Joëlle Milquet zeigte sich insbesondere während ihrer Zeit als Präsidentin der cdH als äußerst willensstark.[5] Während der Bildung der Föderalregierung im Jahr 2007 kehrte sie sich gegen eine von der Mehrheit der flämischen Parteien gewünschte Staatsreform, wodurch das Zustandekommen einer neuen Regierung erheblich erschwert wurde. Insbesondere im flämischen Landesteil erhielt sie daher den Beinamen „Madame Non“ („Frau Nein“).[6] Auch gegenüber Parteikollegen nahm sie harte Haltungen ein: So ließ Milquet öffentlich verlauten, dass der Plan zur Verteilung der Flugrouten über Brüssel, der die vom Flughafen Brüssel-Zaventem startenden Flugzeuge vermehrt über das städtische dichter besiedelte Gebiet von Brüssel umleitete, ein „Fehler“ des damaligen Staatssekretärs Melchior Wathelet (cdH) war, der der Partei 2014 wahrscheinlich den Wahlsieg gekostet habe.[7] Wathelet, bekanntes Parteimitglied und langjähriger Mandatar, zog sich daraufhin vollständig aus der Politik zurück.[8]
Milquet wurde zudem vorgeworfen, besonders aktiv Stimmen bei Wählern mit Migrationshintergrund zu suchen.

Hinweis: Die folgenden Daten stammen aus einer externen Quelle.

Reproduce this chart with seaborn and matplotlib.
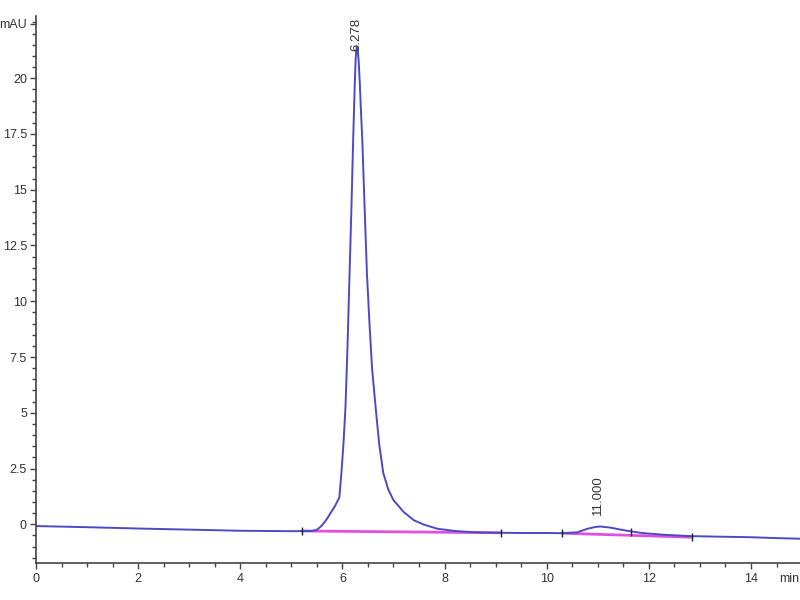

Sie verteidigte Mahinur Özdemir (cdH), die als erste Abgeordnete Belgiens verschleiert im Brüsseler Parlament erschien.[9] Als Özdemir sich weigerte, den Völkermord an den Armeniern anzuerkennen und im Jahr 2015 ein Ausschlussverfahren aus der Partei gegen sie eingeleitet wurde, war Milquet bei der Vorstandssitzung abwesend.[10][11]
Im Mai 2014 berichteten Medien, dass der Sohn eines Föderalministers an einem Gangbang während eines Schulausflugs beteiligt war, doch der Versuch unternommen wurde dies zu vertuschen; stattdessen sei das fünfzehnjährige Mädchen als eine gestörte Nymphomanin dargestellt worden. Aus Gründen des Jugendschutzes verschwiegen die belgischen Medien den Namen des Politikers.[12] Der Abgeordnete Laurent Louis (PP) „enthüllte“ jedoch, dass es sich dabei um den Sohn von Joëlle Milquet handelte.[13]